Sunday, 4 July 2010

Gooseberry Pound Cake

Gooseberries are one of the first fruits of the year, usually coming into season before the strawberries. This year, they both appeared at about the same time. I used to buy gooseberries from the farmers' market in Oxford, but out here in the middle of nowhere it's more convenient to have them delivered by Riverford. They appear on the extras list throughout July and - you know me - I couldn't resist ordering some as soon as they showed up on the web site. 

I was going to make a gooseberry pie, but the 300g punnet wasn't enough to fill my pie dish (three punnets would about do it, I think). Instead I made the moist, rich, pound cake pictured above. This needed only 100g of fruit, leaving me enough to put aside for a fool. The pound cake was inspired by Monsieur Audot's Gooseberrry Cake, the recipe for which appears in Jane Grigson's Fruit Book. If the cake is to be eaten cold, Grigson recommends following a pound cake recipe instead. I took her advice, adding M. Audot's flavourings for good measure.

Pound cake takes its name from the quantity of the ingredients: 1lb each of flour, butter, sugar and eggs. Hannah Glasse, writing in 1747, gives the following recipe (excerpt courtesy of Google Books):

As you can see, it's quite a labour intensive task. Harold McGee, in On Food and Cooking, quotes a Miss Leslie who in 1857 described a technique for beating eggs "for an hour without fatigue"; he notes that she goes on to say "But to stir in butter and sugar is the hardest part of cake making. Have this done by a manservant."

Coincidentally, Ruth asked me last week if I had any references on the science of baking, in particular the importance of mixing ingredients in the right order when making a sponge cake with the creaming method. Ruth's manservant was convinced you could add the ingredients in any order, and he succeeded only in making a treat for the birds (which reminds me of an advert for Bero flour involving sinking ducks, but let's not get distracted).

As usual, McGee tells us what we need to know: "In cake making, the mixing step doesn't just combine the ingredients into a homogeneous batter: it has the critical purpose of incorporating air bubbles into the batter, and thereby strongly influencing the final texture of the cake. [...] The fine solid particles carry tiny air pockets on their surfaces, and the particles and beating utensils carry those pockets into the fat or liquid. Flour is often added only after the foam is formed, and then by gently folding it in, not beating, to avoid popping a large fraction of the bubbles, and to avoid developing gluten."

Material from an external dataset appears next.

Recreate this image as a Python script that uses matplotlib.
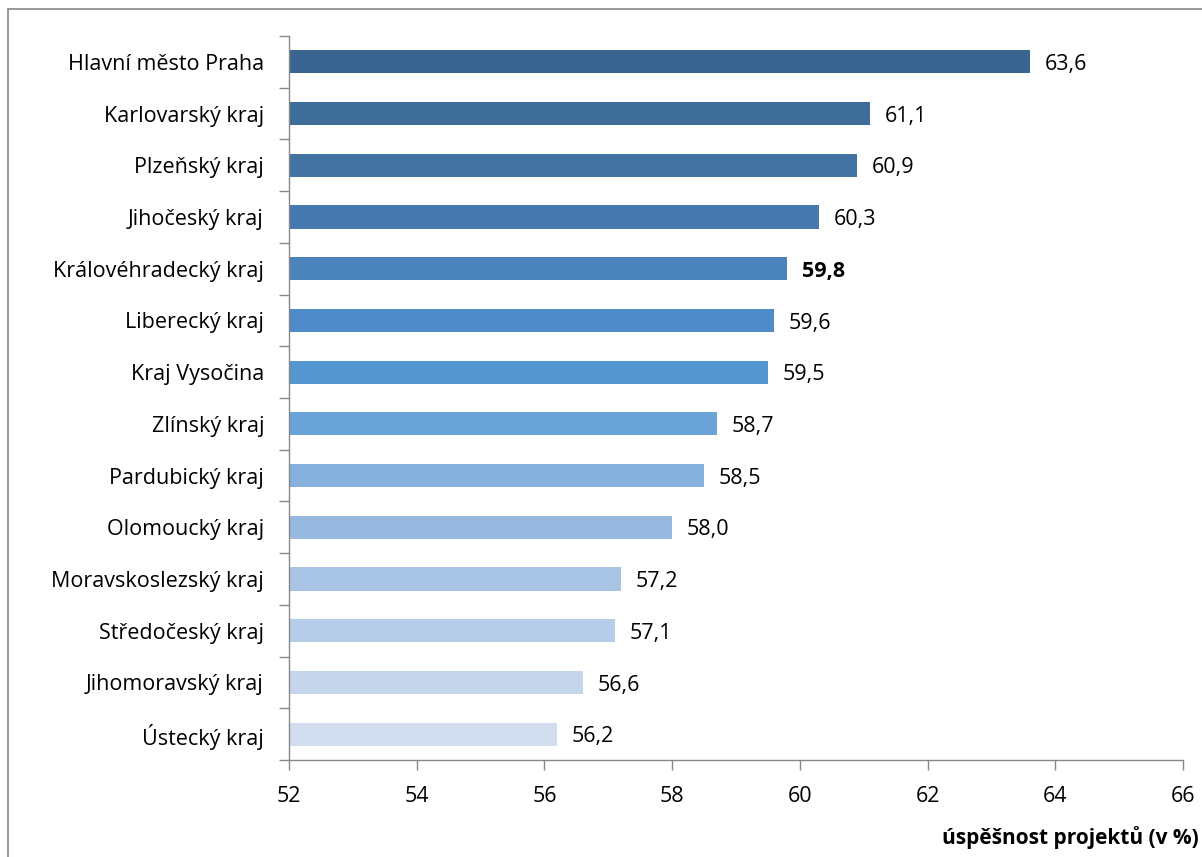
import numpy as np
import matplotlib.pyplot as plt
from matplotlib.patches import Rectangle

plt.rcParams['font.family'] = ['Open Sans', 'DejaVu Sans']

regions = ["Hlavní město Praha", "Karlovarský kraj", "Plzeňský kraj", "Jihočeský kraj",
           "Královéhradecký kraj", "Liberecký kraj", "Kraj Vysočina", "Zlínský kraj",
           "Pardubický kraj", "Olomoucký kraj", "Moravskoslezský kraj", "Středočeský kraj",
           "Jihomoravský kraj", "Ústecký kraj"]
values = [63.6, 61.1, 60.9, 60.3, 59.8, 59.6, 59.5, 58.7, 58.5, 58.0, 57.2, 57.1, 56.6, 56.2]
highlight = "Královéhradecký kraj"

colors = ["#396590", "#3D6D98", "#4273A3", "#4679B0", "#4B83BD", "#4F8BC8", "#5597D1",
          "#6AA3D8", "#86B0DE", "#97B9E0", "#A8C4E5", "#B6CDE9", "#C5D5EC", "#D2DEF0"]

W, H = 1202, 857
FS = 15.5
fig = plt.figure(figsize=(W / 100, H / 100), dpi=100)
ax = fig.add_axes([289 / W, 1 - 760 / H, (1183 - 289) / W, (760 - 36) / H])

y = np.arange(len(regions))
ax.barh(y, np.array(values) - 52, left=52, height=0.45, color=colors)
ax.set_ylim(len(regions) - 0.5, -0.5)
ax.set_xlim(52, 66)
ax.set_xticks(np.arange(52, 67, 2))

# category separators as major ticks, labels on minor ticks
ax.set_yticks(np.arange(len(regions) + 1) - 0.5, minor=False)
ax.set_yticklabels([])
ax.set_yticks(y, minor=True)
ax.set_yticklabels(regions, minor=True)
ax.tick_params(axis='y', which='minor', length=0, pad=18, labelsize=FS)
ax.tick_params(axis='y', which='major', length=7, color="#888888", width=1)
ax.tick_params(axis='x', length=7, color="#888888", width=1, pad=12, labelsize=FS)

for s in ["top", "right"]:
    ax.spines[s].set_visible(False)
for s in ["left", "bottom"]:
    ax.spines[s].set_color("#888888")
    ax.spines[s].set_linewidth(1)

for i, (r, v) in enumerate(zip(regions, values)):
    ax.text(v + 0.23, i + 0.05, f"{v:.1f}".replace(".", ","), va="center", ha="left",
            fontsize=FS, fontweight="bold" if r == highlight else "normal")

fig.text(1199 / W, 1 - 838 / H, "úspěšnost projektů (v %)", ha="right", va="center",
         fontsize=15, fontweight="bold")

fig.patches.append(Rectangle((8 / W, -0.1), 1.2, 1 - 9 / H + 0.1, transform=fig.transFigure,
                             fill=False, edgecolor="#888888", linewidth=1.2))

fig.savefig("out.png", dpi=100)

McGee also explains how modern hydrogenated fats and chlorinated flours can help make sweet, tender, moist, light cakes, but he notes that the flavour they impart is not to everyone's taste.

For a pound cake these days, we usually reduce the ingredients to 4oz each (making 1lb in total) and can cheat by using artificial leavening (self-raising flour and/or baking powder), and a machine to do the mixing. Grigson (this time writing in English Food)  says "Thanks to self-raising flour and baking powder, the ingredients can be flung together in no particular order, producing a dough that will rise as it should, in seconds if you use an electric beater, or in three minutes if you have to make do with your hands or a wooden spoon." (Ruth, is your husband reading this?)

The recipe that follows is a simple pound cake recipe, with ground almonds added on Grigson's advice ("to improve the texture") and orange flower water and nutmeg added at M. Audot's behest.

Gooseberry Pound Cake Recipe
  • 125g butter, softened
  • 125g vanilla sugar
  • 125g plain flour
  • 2 tsp baking powder
  • 2 large eggs
  • 20g ground almonds
  • 1 1/2 tsp orange flower water
  • 1/3 nutmeg, grated
  • pinch salt
  • 100g gooseberries, topped and tailed
Pre-heat the oven to 180℃. Grease and line a 1lb loaf tin. Place all the ingredients   except the gooseberries in the bowl of a Kenwood chef, and give them 3-4 minutes on medium speed with the K-beater. Gently fold in the gooseberries, then spoon the mixture into the prepared tin. Bake for about an hour (test with a skewer). Allow to cool in the tin for 15 minutes before turning out onto a wire rack.

The verdict

The texture is good, and the sharpness of the gooseberries adds a nice balance to the rich, sweet sponge. Definitely one to make again. The throw-it-all-together method worked fine, but it would be interesting to try this recipe without the baking powder, using the traditional creaming method instead.